## DIRECTION
Output the material word for word. Leave each picture out.

## DATA SHOWN

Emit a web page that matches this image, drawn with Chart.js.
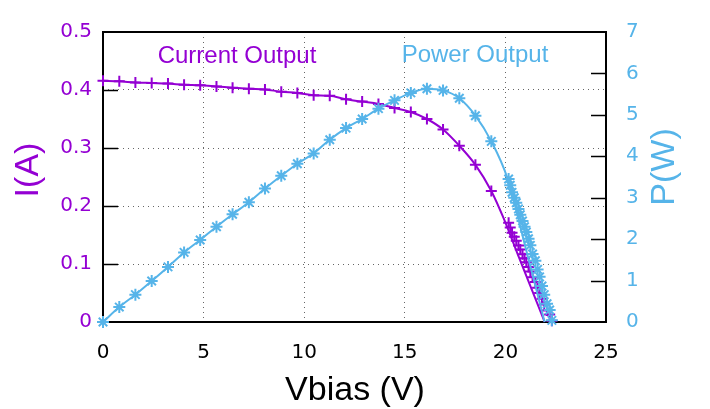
<!DOCTYPE html>
<html>
<head>
<meta charset="utf-8">
<script src="https://cdn.jsdelivr.net/npm/chart.js@4"></script>
<style>
  html, body { margin: 0; padding: 0; background: #fff; overflow: hidden; }
  canvas { display: block; }
</style>
</head>
<body>
<canvas id="ivChart" width="710" height="409"></canvas>
<script>
/* --- solar cell I-V / P-V sweep --- */

const PURPLE = '#9400d3';
const SKY = '#56b4e9';

// measured sweep (V), current (A), power (W)
const vbias = [0, 0.81, 1.61, 2.42, 3.23, 4.03, 4.83, 5.64, 6.44, 7.25, 8.05, 8.86, 9.66,
    10.47, 11.27, 12.08, 12.88, 13.69, 14.49, 15.3, 16.1, 16.9, 17.71, 18.51, 19.3,
    20.16, 20.24, 20.33, 20.44, 20.54, 20.65, 20.74, 20.85, 20.95, 21.04, 21.15,
    21.24, 21.35, 21.49, 21.6, 21.7, 21.82, 21.93, 22.07, 22.2, 22.31];
const current = [0.416, 0.415, 0.413, 0.412, 0.411, 0.409, 0.408, 0.406, 0.404, 0.402, 0.401, 0.397, 0.395,
    0.391, 0.39, 0.384, 0.38, 0.376, 0.369, 0.362, 0.35, 0.332, 0.304, 0.271, 0.226,
    0.171, 0.163, 0.154, 0.147, 0.14, 0.132, 0.125, 0.117, 0.11, 0.103, 0.095,
    0.087, 0.077, 0.069, 0.059, 0.05, 0.04, 0.03, 0.02, 0.013, 0.002];
const power = [0, 0.36, 0.66, 0.99, 1.33, 1.68, 1.98, 2.3, 2.6, 2.89, 3.22, 3.53, 3.82,
    4.07, 4.4, 4.68, 4.9, 5.15, 5.35, 5.53, 5.63, 5.59, 5.4, 4.98, 4.36,
    3.45, 3.3, 3.13, 3.0, 2.88, 2.73, 2.59, 2.44, 2.3, 2.17, 2.01,
    1.85, 1.64, 1.48, 1.27, 1.09, 0.87, 0.66, 0.44, 0.29, 0.04];

// smoothed curves: follow the sweep up to 19.3 V, then these tails
const SMOOTH_UNTIL = 25; // number of sweep points the curves share
const currentTailV = [19.91, 20.6, 21.95];
const currentTailI = [0.179, 0.118, 0];
const powerTailV = [20.1, 21.0, 21.95];
const powerTailP = [3.47, 1.8, 0];

const xTicks = [0, 5, 10, 15, 20, 25];
const iTicks = [0.1, 0.2, 0.3, 0.4];
const pTicks = [1, 2, 3, 4, 5, 6];

function pts(xs, ys) {
    return xs.map((x, i) => ({ x: x, y: ys[i] }));
}

const currentCurve = pts(vbias.slice(0, SMOOTH_UNTIL), current.slice(0, SMOOTH_UNTIL))
    .concat(pts(currentTailV, currentTailI));
const powerCurve = pts(vbias.slice(0, SMOOTH_UNTIL), power.slice(0, SMOOTH_UNTIL))
    .concat(pts(powerTailV, powerTailP));

/** frame, inward ticks, titles, labels **/
const decorations = {
    id: 'decorations',
    beforeDatasetsDraw(chart) {
        const { ctx, chartArea: a, scales } = chart;
        ctx.save();
        ctx.strokeStyle = '#000';
        ctx.lineWidth = 1.5;
        ctx.beginPath();
        iTicks.forEach(v => {
            const y = Math.round(scales.y.getPixelForValue(v)) + 0.5;
            ctx.moveTo(a.left, y);
            ctx.lineTo(a.left + 15, y);
        });
        pTicks.forEach(v => {
            const y = Math.round(scales.y2.getPixelForValue(v)) + 0.5;
            ctx.moveTo(a.right, y);
            ctx.lineTo(a.right - 15, y);
        });
        ctx.stroke();
        ctx.lineWidth = 2;
        ctx.strokeRect(a.left, a.top, a.right - a.left, a.bottom - a.top);
        ctx.restore();
    },
    afterDraw(chart) {
        const { ctx } = chart;
        ctx.save();
        ctx.textAlign = 'center';

        ctx.font = '34px "Liberation Sans", Arial, sans-serif';
        ctx.textBaseline = 'middle';
        ctx.fillStyle = PURPLE;
        ctx.translate(29, 170);
        ctx.rotate(-Math.PI / 2);
        ctx.fillText('I(A)', 0, 0);
        ctx.setTransform(1, 0, 0, 1, 0, 0);

        ctx.fillStyle = SKY;
        ctx.translate(665, 167);
        ctx.rotate(-Math.PI / 2);
        ctx.fillText('P(W)', 0, 0);
        ctx.setTransform(1, 0, 0, 1, 0, 0);

        ctx.textBaseline = 'alphabetic';
        ctx.fillStyle = '#000';
        ctx.fillText('Vbias (V)', 355, 400);

        ctx.font = '24px "Liberation Sans", Arial, sans-serif';
        ctx.fillStyle = PURPLE;
        ctx.fillText('Current Output', 237, 63);
        ctx.fillStyle = SKY;
        ctx.fillText('Power Output', 475, 62);
        ctx.restore();
    }
};

const tickFont = { family: '"DejaVu Sans", Verdana, sans-serif', size: 20 };
const dotted = { display: false, dash: [1, 4] };

new Chart(document.getElementById('ivChart'), {
    type: 'scatter',
    data: {
        datasets: [
            {
                label: 'Current fit',
                data: currentCurve,
                yAxisID: 'y',
                showLine: true,
                borderColor: PURPLE,
                borderWidth: 2,
                pointRadius: 0,
                cubicInterpolationMode: 'monotone',
                clip: false,
                order: 4
            },
            {
                label: 'Current Output',
                data: pts(vbias, current),
                yAxisID: 'y',
                showLine: false,
                pointStyle: 'cross',
                pointRadius: 5.5,
                pointBorderWidth: 2,
                pointBorderColor: PURPLE,
                pointBackgroundColor: PURPLE,
                clip: false,
                order: 3
            },
            {
                label: 'Power fit',
                data: powerCurve,
                yAxisID: 'y2',
                showLine: true,
                borderColor: SKY,
                borderWidth: 2,
                pointRadius: 0,
                cubicInterpolationMode: 'monotone',
                clip: false,
                order: 2
            },
            {
                label: 'Power Output',
                data: pts(vbias, power),
                yAxisID: 'y2',
                showLine: false,
                pointStyle: 'star',
                pointRadius: 6,
                pointBorderWidth: 2,
                pointBorderColor: SKY,
                pointBackgroundColor: SKY,
                clip: false,
                order: 1
            }
        ]
    },
    options: {
        responsive: false,
        animation: false,
        devicePixelRatio: 1,
        layout: { padding: { top: 19, left: 0, right: 0, bottom: 0 } },
        plugins: { legend: { display: false }, tooltip: { enabled: false } },
        scales: {
            x: {
                type: 'linear',
                min: 0,
                max: 25,
                afterBuildTicks: s => { s.ticks = xTicks.map(v => ({ value: v })); },
                afterFit: s => { s.height = 87; },
                ticks: { color: '#000', font: tickFont, padding: 19, maxRotation: 0 },
                grid: { color: '#666', lineWidth: 1, drawTicks: false },
                border: dotted
            },
            y: {
                position: 'left',
                min: 0,
                max: 0.5,
                ticks: { stepSize: 0.1, color: PURPLE, font: tickFont, padding: 11 },
                afterFit: s => { s.width = 103; },
                grid: { color: '#666', lineWidth: 1, drawTicks: false },
                border: dotted
            },
            y2: {
                position: 'right',
                min: 0,
                max: 7,
                ticks: { stepSize: 1, color: SKY, font: tickFont, padding: 20 },
                afterFit: s => { s.width = 104; },
                grid: { display: false, drawTicks: false },
                border: { display: false }
            }
        }
    },
    plugins: [decorations]
});
</script>
</body>
</html>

## WRITTEN SOLUTION
Emit a web page that matches this image, drawn with Chart.js.
<!DOCTYPE html>
<html>
<head>
<meta charset="utf-8">
<script src="https://cdn.jsdelivr.net/npm/chart.js@4"></script>
<style>
  html, body { margin: 0; padding: 0; background: #fff; overflow: hidden; }
  canvas { display: block; }
</style>
</head>
<body>
<canvas id="ivChart" width="710" height="409"></canvas>
<script>
/* --- solar cell I-V / P-V sweep --- */

const PURPLE = '#9400d3';
const SKY = '#56b4e9';

// measured sweep (V), current (A), power (W)
const vbias = [0, 0.81, 1.61, 2.42, 3.23, 4.03, 4.83, 5.64, 6.44, 7.25, 8.05, 8.86, 9.66,
    10.47, 11.27, 12.08, 12.88, 13.69, 14.49, 15.3, 16.1, 16.9, 17.71, 18.51, 19.3,
    20.16, 20.24, 20.33, 20.44, 20.54, 20.65, 20.74, 20.85, 20.95, 21.04, 21.15,
    21.24, 21.35, 21.49, 21.6, 21.7, 21.82, 21.93, 22.07, 22.2, 22.31];
const current = [0.416, 0.415, 0.413, 0.412, 0.411, 0.409, 0.408, 0.406, 0.404, 0.402, 0.401, 0.397, 0.395,
    0.391, 0.39, 0.384, 0.38, 0.376, 0.369, 0.362, 0.35, 0.332, 0.304, 0.271, 0.226,
    0.171, 0.163, 0.154, 0.147, 0.14, 0.132, 0.125, 0.117, 0.11, 0.103, 0.095,
    0.087, 0.077, 0.069, 0.059, 0.05, 0.04, 0.03, 0.02, 0.013, 0.002];
const power = [0, 0.36, 0.66, 0.99, 1.33, 1.68, 1.98, 2.3, 2.6, 2.89, 3.22, 3.53, 3.82,
    4.07, 4.4, 4.68, 4.9, 5.15, 5.35, 5.53, 5.63, 5.59, 5.4, 4.98, 4.36,
    3.45, 3.3, 3.13, 3.0, 2.88, 2.73, 2.59, 2.44, 2.3, 2.17, 2.01,
    1.85, 1.64, 1.48, 1.27, 1.09, 0.87, 0.66, 0.44, 0.29, 0.04];

// smoothed curves: follow the sweep up to 19.3 V, then these tails
const SMOOTH_UNTIL = 25; // number of sweep points the curves share
const currentTailV = [19.91, 20.6, 21.95];
const currentTailI = [0.179, 0.118, 0];
const powerTailV = [20.1, 21.0, 21.95];
const powerTailP = [3.47, 1.8, 0];

const xTicks = [0, 5, 10, 15, 20, 25];
const iTicks = [0.1, 0.2, 0.3, 0.4];
const pTicks = [1, 2, 3, 4, 5, 6];

function pts(xs, ys) {
    return xs.map((x, i) => ({ x: x, y: ys[i] }));
}

const currentCurve = pts(vbias.slice(0, SMOOTH_UNTIL), current.slice(0, SMOOTH_UNTIL))
    .concat(pts(currentTailV, currentTailI));
const powerCurve = pts(vbias.slice(0, SMOOTH_UNTIL), power.slice(0, SMOOTH_UNTIL))
    .concat(pts(powerTailV, powerTailP));

/** frame, inward ticks, titles, labels **/
const decorations = {
    id: 'decorations',
    beforeDatasetsDraw(chart) {
        const { ctx, chartArea: a, scales } = chart;
        ctx.save();
        ctx.strokeStyle = '#000';
        ctx.lineWidth = 1.5;
        ctx.beginPath();
        iTicks.forEach(v => {
            const y = Math.round(scales.y.getPixelForValue(v)) + 0.5;
            ctx.moveTo(a.left, y);
            ctx.lineTo(a.left + 15, y);
        });
        pTicks.forEach(v => {
            const y = Math.round(scales.y2.getPixelForValue(v)) + 0.5;
            ctx.moveTo(a.right, y);
            ctx.lineTo(a.right - 15, y);
        });
        ctx.stroke();
        ctx.lineWidth = 2;
        ctx.strokeRect(a.left, a.top, a.right - a.left, a.bottom - a.top);
        ctx.restore();
    },
    afterDraw(chart) {
        const { ctx } = chart;
        ctx.save();
        ctx.textAlign = 'center';

        ctx.font = '34px "Liberation Sans", Arial, sans-serif';
        ctx.textBaseline = 'middle';
        ctx.fillStyle = PURPLE;
        ctx.translate(29, 170);
        ctx.rotate(-Math.PI / 2);
        ctx.fillText('I(A)', 0, 0);
        ctx.setTransform(1, 0, 0, 1, 0, 0);

        ctx.fillStyle = SKY;
        ctx.translate(665, 167);
        ctx.rotate(-Math.PI / 2);
        ctx.fillText('P(W)', 0, 0);
        ctx.setTransform(1, 0, 0, 1, 0, 0);

        ctx.textBaseline = 'alphabetic';
        ctx.fillStyle = '#000';
        ctx.fillText('Vbias (V)', 355, 400);

        ctx.font = '24px "Liberation Sans", Arial, sans-serif';
        ctx.fillStyle = PURPLE;
        ctx.fillText('Current Output', 237, 63);
        ctx.fillStyle = SKY;
        ctx.fillText('Power Output', 475, 62);
        ctx.restore();
    }
};

const tickFont = { family: '"DejaVu Sans", Verdana, sans-serif', size: 20 };
const dotted = { display: false, dash: [1, 4] };

new Chart(document.getElementById('ivChart'), {
    type: 'scatter',
    data: {
        datasets: [
            {
                label: 'Current fit',
                data: currentCurve,
                yAxisID: 'y',
                showLine: true,
                borderColor: PURPLE,
                borderWidth: 2,
                pointRadius: 0,
                cubicInterpolationMode: 'monotone',
                clip: false,
                order: 4
            },
            {
                label: 'Current Output',
                data: pts(vbias, current),
                yAxisID: 'y',
                showLine: false,
                pointStyle: 'cross',
                pointRadius: 5.5,
                pointBorderWidth: 2,
                pointBorderColor: PURPLE,
                pointBackgroundColor: PURPLE,
                clip: false,
                order: 3
            },
            {
                label: 'Power fit',
                data: powerCurve,
                yAxisID: 'y2',
                showLine: true,
                borderColor: SKY,
                borderWidth: 2,
                pointRadius: 0,
                cubicInterpolationMode: 'monotone',
                clip: false,
                order: 2
            },
            {
                label: 'Power Output',
                data: pts(vbias, power),
                yAxisID: 'y2',
                showLine: false,
                pointStyle: 'star',
                pointRadius: 6,
                pointBorderWidth: 2,
                pointBorderColor: SKY,
                pointBackgroundColor: SKY,
                clip: false,
                order: 1
            }
        ]
    },
    options: {
        responsive: false,
        animation: false,
        devicePixelRatio: 1,
        layout: { padding: { top: 19, left: 0, right: 0, bottom: 0 } },
        plugins: { legend: { display: false }, tooltip: { enabled: false } },
        scales: {
            x: {
                type: 'linear',
                min: 0,
                max: 25,
                afterBuildTicks: s => { s.ticks = xTicks.map(v => ({ value: v })); },
                afterFit: s => { s.height = 87; },
                ticks: { color: '#000', font: tickFont, padding: 19, maxRotation: 0 },
                grid: { color: '#666', lineWidth: 1, drawTicks: false },
                border: dotted
            },
            y: {
                position: 'left',
                min: 0,
                max: 0.5,
                ticks: { stepSize: 0.1, color: PURPLE, font: tickFont, padding: 11 },
                afterFit: s => { s.width = 103; },
                grid: { color: '#666', lineWidth: 1, drawTicks: false },
                border: dotted
            },
            y2: {
                position: 'right',
                min: 0,
                max: 7,
                ticks: { stepSize: 1, color: SKY, font: tickFont, padding: 20 },
                afterFit: s => { s.width = 104; },
                grid: { display: false, drawTicks: false },
                border: { display: false }
            }
        }
    },
    plugins: [decorations]
});
</script>
</body>
</html>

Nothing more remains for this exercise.